Task |
Quote all of the data exactly as given. Skip every picture it contains.

***

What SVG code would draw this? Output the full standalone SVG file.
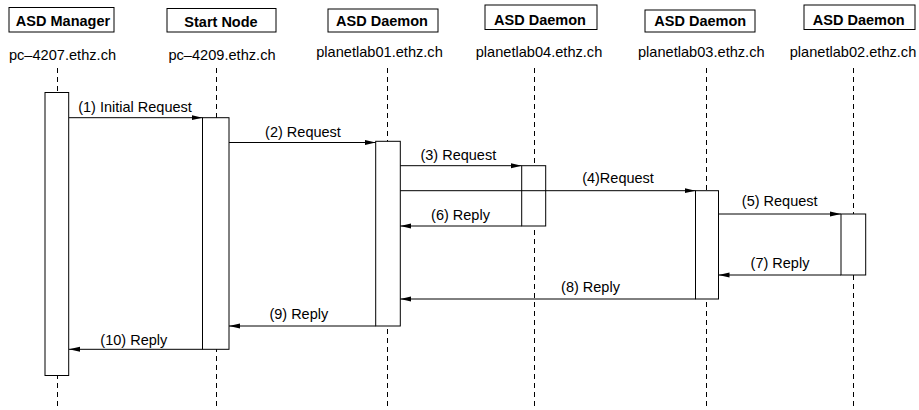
<svg xmlns="http://www.w3.org/2000/svg" width="919" height="410" viewBox="0 0 919 410">
  <style>
    .hdr { fill: #fff; stroke: #000; stroke-width: 1; }
    .hdr-t { font-family: "Liberation Sans", Arial, sans-serif; font-weight: bold; font-size: 14.5px; text-anchor: middle; fill: #000; }
    .host { font-family: "Liberation Sans", Arial, sans-serif; font-size: 14.6px; text-anchor: middle; fill: #000; }
    .life { stroke: #000; stroke-width: 1; stroke-dasharray: 5 4; fill: none; }
    .act { fill: #fff; stroke: #000; stroke-width: 1; }
    .msg { stroke: #000; stroke-width: 1; fill: none; marker-end: url(#head); }
    .msg-t { font-family: "Liberation Sans", Arial, sans-serif; font-size: 14.5px; text-anchor: middle; fill: #000; }
  </style>
  <defs>
    <marker id="head" markerUnits="userSpaceOnUse" markerWidth="12" markerHeight="6" refX="11" refY="3" orient="auto">
      <path d="M0,0.5 L11,3 L0,5.5 z" fill="#000"/>
    </marker>
  </defs>
  <rect width="919" height="410" fill="#fff"/>

  <!-- participants: header, host name, lifeline, activation -->
  <g id="manager">
    <rect class="hdr" x="9" y="7.5" width="105" height="24.5"/>
    <text class="hdr-t" x="63" y="26">ASD Manager</text>
    <text class="host" x="62.5" y="59.5">pc–4207.ethz.ch</text>
    <line class="life" x1="57.5" y1="68" x2="57.5" y2="410"/>
    <rect class="act" x="45" y="92.5" width="23.7" height="283"/>
  </g>
  <g id="start-node">
    <rect class="hdr" x="167" y="8.5" width="109" height="23.5"/>
    <text class="hdr-t" x="221" y="26.5">Start Node</text>
    <text class="host" x="222" y="59.5">pc–4209.ethz.ch</text>
    <line class="life" x1="216.5" y1="68" x2="216.5" y2="410"/>
    <rect class="act" x="202.5" y="117.7" width="26.5" height="231.6"/>
  </g>
  <g id="daemon-planetlab01">
    <rect class="hdr" x="328" y="9" width="110" height="23"/>
    <text class="hdr-t" x="382" y="26">ASD Daemon</text>
    <text class="host" x="379.5" y="57">planetlab01.ethz.ch</text>
    <line class="life" x1="387.5" y1="68" x2="387.5" y2="410"/>
    <rect class="act" x="375.7" y="141.3" width="24.6" height="184.7"/>
  </g>
  <g id="daemon-planetlab04">
    <rect class="hdr" x="485" y="5" width="112" height="24.5"/>
    <text class="hdr-t" x="540" y="25">ASD Daemon</text>
    <text class="host" x="539" y="57">planetlab04.ethz.ch</text>
    <line class="life" x1="534.5" y1="68" x2="534.5" y2="410"/>
    <rect class="act" x="521.7" y="165.7" width="24" height="60.3"/>
  </g>
  <g id="daemon-planetlab03">
    <rect class="hdr" x="645" y="10" width="110" height="22"/>
    <text class="hdr-t" x="700.3" y="26">ASD Daemon</text>
    <text class="host" x="701.3" y="57">planetlab03.ethz.ch</text>
    <line class="life" x1="706.5" y1="68" x2="706.5" y2="410"/>
    <rect class="act" x="695.5" y="190.7" width="23" height="108.3"/>
  </g>
  <g id="daemon-planetlab02">
    <rect class="hdr" x="804" y="5" width="111" height="24.5"/>
    <text class="hdr-t" x="858.7" y="25">ASD Daemon</text>
    <text class="host" x="853" y="57">planetlab02.ethz.ch</text>
    <line class="life" x1="853.5" y1="68" x2="853.5" y2="410"/>
    <rect class="act" x="841" y="214" width="24.7" height="61"/>
  </g>

  <!-- messages -->
  <g id="messages">
    <line class="msg" x1="69" y1="117.7" x2="202.5" y2="117.7"/>
    <text class="msg-t" x="135" y="112.3">(1) Initial Request</text>

    <line class="msg" x1="229" y1="142.5" x2="375.7" y2="142.5"/>
    <text class="msg-t" x="303" y="136.5">(2) Request</text>

    <line class="msg" x1="400.3" y1="165.7" x2="521.7" y2="165.7"/>
    <text class="msg-t" x="458.3" y="159.5">(3) Request</text>

    <line class="msg" x1="400.3" y1="190.7" x2="695.5" y2="190.7"/>
    <text class="msg-t" x="618" y="182.7">(4)Request</text>

    <line class="msg" x1="718.5" y1="214" x2="841" y2="214"/>
    <text class="msg-t" x="779.7" y="206">(5) Request</text>

    <line class="msg" x1="521.7" y1="226" x2="400.3" y2="226"/>
    <text class="msg-t" x="460.5" y="220">(6) Reply</text>

    <line class="msg" x1="841" y1="275" x2="718.5" y2="275"/>
    <text class="msg-t" x="780" y="268.3">(7) Reply</text>

    <line class="msg" x1="695.5" y1="299" x2="400.3" y2="299"/>
    <text class="msg-t" x="590.5" y="291.7">(8) Reply</text>

    <line class="msg" x1="375.7" y1="326" x2="229" y2="326"/>
    <text class="msg-t" x="298.8" y="319">(9) Reply</text>

    <line class="msg" x1="202.5" y1="349.3" x2="69" y2="349.3"/>
    <text class="msg-t" x="133.8" y="345">(10) Reply</text>
  </g>
</svg>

***

The answer |
What SVG code would draw this? Output the full standalone SVG file.
<svg xmlns="http://www.w3.org/2000/svg" width="919" height="410" viewBox="0 0 919 410">
  <style>
    .hdr { fill: #fff; stroke: #000; stroke-width: 1; }
    .hdr-t { font-family: "Liberation Sans", Arial, sans-serif; font-weight: bold; font-size: 14.5px; text-anchor: middle; fill: #000; }
    .host { font-family: "Liberation Sans", Arial, sans-serif; font-size: 14.6px; text-anchor: middle; fill: #000; }
    .life { stroke: #000; stroke-width: 1; stroke-dasharray: 5 4; fill: none; }
    .act { fill: #fff; stroke: #000; stroke-width: 1; }
    .msg { stroke: #000; stroke-width: 1; fill: none; marker-end: url(#head); }
    .msg-t { font-family: "Liberation Sans", Arial, sans-serif; font-size: 14.5px; text-anchor: middle; fill: #000; }
  </style>
  <defs>
    <marker id="head" markerUnits="userSpaceOnUse" markerWidth="12" markerHeight="6" refX="11" refY="3" orient="auto">
      <path d="M0,0.5 L11,3 L0,5.5 z" fill="#000"/>
    </marker>
  </defs>
  <rect width="919" height="410" fill="#fff"/>

  <!-- participants: header, host name, lifeline, activation -->
  <g id="manager">
    <rect class="hdr" x="9" y="7.5" width="105" height="24.5"/>
    <text class="hdr-t" x="63" y="26">ASD Manager</text>
    <text class="host" x="62.5" y="59.5">pc–4207.ethz.ch</text>
    <line class="life" x1="57.5" y1="68" x2="57.5" y2="410"/>
    <rect class="act" x="45" y="92.5" width="23.7" height="283"/>
  </g>
  <g id="start-node">
    <rect class="hdr" x="167" y="8.5" width="109" height="23.5"/>
    <text class="hdr-t" x="221" y="26.5">Start Node</text>
    <text class="host" x="222" y="59.5">pc–4209.ethz.ch</text>
    <line class="life" x1="216.5" y1="68" x2="216.5" y2="410"/>
    <rect class="act" x="202.5" y="117.7" width="26.5" height="231.6"/>
  </g>
  <g id="daemon-planetlab01">
    <rect class="hdr" x="328" y="9" width="110" height="23"/>
    <text class="hdr-t" x="382" y="26">ASD Daemon</text>
    <text class="host" x="379.5" y="57">planetlab01.ethz.ch</text>
    <line class="life" x1="387.5" y1="68" x2="387.5" y2="410"/>
    <rect class="act" x="375.7" y="141.3" width="24.6" height="184.7"/>
  </g>
  <g id="daemon-planetlab04">
    <rect class="hdr" x="485" y="5" width="112" height="24.5"/>
    <text class="hdr-t" x="540" y="25">ASD Daemon</text>
    <text class="host" x="539" y="57">planetlab04.ethz.ch</text>
    <line class="life" x1="534.5" y1="68" x2="534.5" y2="410"/>
    <rect class="act" x="521.7" y="165.7" width="24" height="60.3"/>
  </g>
  <g id="daemon-planetlab03">
    <rect class="hdr" x="645" y="10" width="110" height="22"/>
    <text class="hdr-t" x="700.3" y="26">ASD Daemon</text>
    <text class="host" x="701.3" y="57">planetlab03.ethz.ch</text>
    <line class="life" x1="706.5" y1="68" x2="706.5" y2="410"/>
    <rect class="act" x="695.5" y="190.7" width="23" height="108.3"/>
  </g>
  <g id="daemon-planetlab02">
    <rect class="hdr" x="804" y="5" width="111" height="24.5"/>
    <text class="hdr-t" x="858.7" y="25">ASD Daemon</text>
    <text class="host" x="853" y="57">planetlab02.ethz.ch</text>
    <line class="life" x1="853.5" y1="68" x2="853.5" y2="410"/>
    <rect class="act" x="841" y="214" width="24.7" height="61"/>
  </g>

  <!-- messages -->
  <g id="messages">
    <line class="msg" x1="69" y1="117.7" x2="202.5" y2="117.7"/>
    <text class="msg-t" x="135" y="112.3">(1) Initial Request</text>

    <line class="msg" x1="229" y1="142.5" x2="375.7" y2="142.5"/>
    <text class="msg-t" x="303" y="136.5">(2) Request</text>

    <line class="msg" x1="400.3" y1="165.7" x2="521.7" y2="165.7"/>
    <text class="msg-t" x="458.3" y="159.5">(3) Request</text>

    <line class="msg" x1="400.3" y1="190.7" x2="695.5" y2="190.7"/>
    <text class="msg-t" x="618" y="182.7">(4)Request</text>

    <line class="msg" x1="718.5" y1="214" x2="841" y2="214"/>
    <text class="msg-t" x="779.7" y="206">(5) Request</text>

    <line class="msg" x1="521.7" y1="226" x2="400.3" y2="226"/>
    <text class="msg-t" x="460.5" y="220">(6) Reply</text>

    <line class="msg" x1="841" y1="275" x2="718.5" y2="275"/>
    <text class="msg-t" x="780" y="268.3">(7) Reply</text>

    <line class="msg" x1="695.5" y1="299" x2="400.3" y2="299"/>
    <text class="msg-t" x="590.5" y="291.7">(8) Reply</text>

    <line class="msg" x1="375.7" y1="326" x2="229" y2="326"/>
    <text class="msg-t" x="298.8" y="319">(9) Reply</text>

    <line class="msg" x1="202.5" y1="349.3" x2="69" y2="349.3"/>
    <text class="msg-t" x="133.8" y="345">(10) Reply</text>
  </g>
</svg>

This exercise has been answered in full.